There is a reason why tourist don’t go to Kalutara… because
there’s barely anything to do! Travelling up from Hikkaduwa to Colombo, we made
the decision to stop off in Kalutara to break up the journey and check out
somewhere that wasn’t a well-trodden route. The lure of a new place to explore
was strong and as we jumped off the train we initiated our usual strategy of
heading straight to the beach to find a room.
Our usual method brings us to the heart of the action where
accommodation is in abundance and shops, restaurants and bars are in walking
distance. However, this time the beach was like a ghost town. A dozen
guesthouses stood empty and lifeless as we trawled past looking for somewhere
to stay. We were called in to have a look at the available rooms by several of
the owners, but it was clear no one else was staying there.
As we peered onto the beach it became even more obvious that
this wasn’t a place we wanted to spend a lot of time in as it was vacant aside
from three local men. The stares from these men and from the children playing
in the streets reaffirmed that this wasn’t a town used to foreigners. As it
began to get dark, there was a sudden down pour and so we climbed into the only
tuk tuk we passed and headed for somewhere to eat.

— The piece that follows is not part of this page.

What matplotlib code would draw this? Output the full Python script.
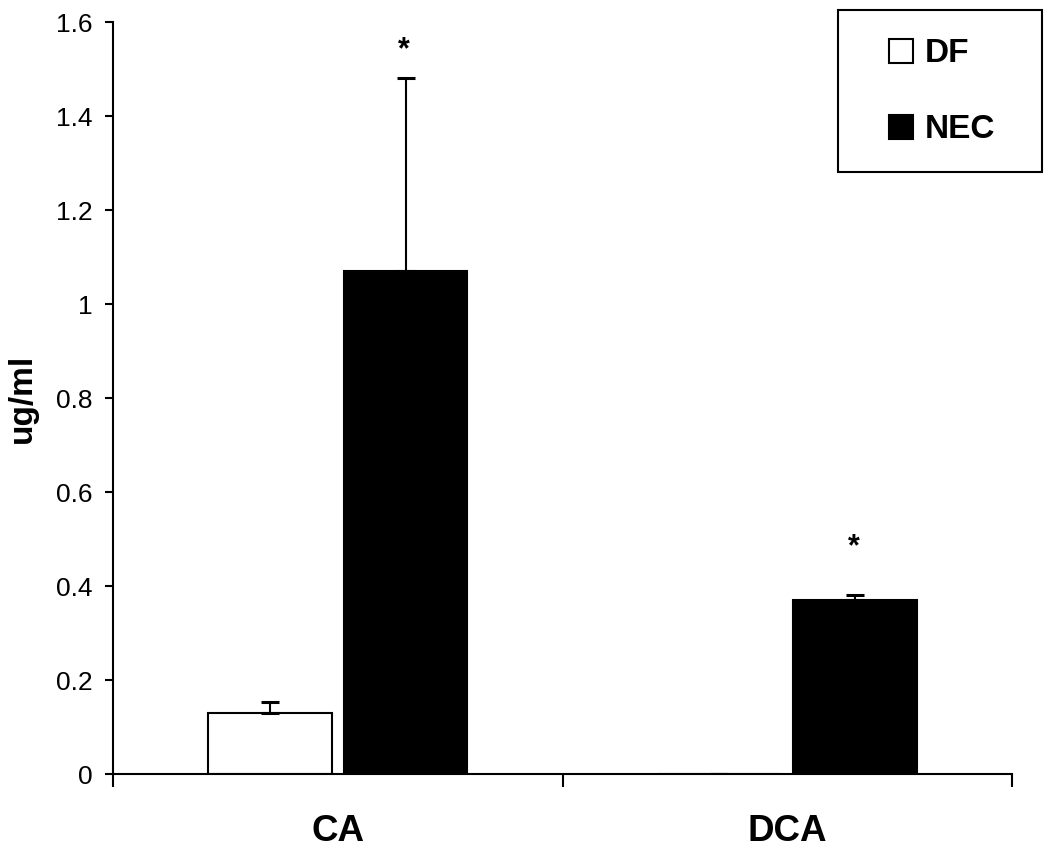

Wet, tired and fed up, we tucked into rice and curry and
made a plan to check into one of the faceless guesthouses we originally passed
and leave early in the morning for Colombo.
By the time we’d eaten and got back to the beach, the
streets were dark and the only life to be found was that of the cattle who were
silently roaming the streets. We quickly ran into a guesthouse and booked in
for the night. We paid LK 1,000 (£5) for the night so it was the cheapest place
we’d stayed so far, and as we signed in I noticed the last tourist to stay was
in 2006!
Needless to say, when morning came we were glad to get out
of there. It’s not somewhere I would recommend going to as the beach isn’t a
patch on the others Sri Lanka has to offer and there is nothing else worth
staying for.
Saying that, I later found out that Kalutara is home to the
largest hollow Stupa in the world, which I would have liked to see considering
we were so close. Though for me, it’s definitely not worthy of an overnight
stay. If you’re inclined to see the Stupa, the trains regularly run through
Kalutara station back and forth along the west - south coast so I’d suggest a
quick stop off in Kalutara to see it and then get back to main tourist route.
There’s a reason some places are more popular than others and in this case, straying from the beaten track did us no favours.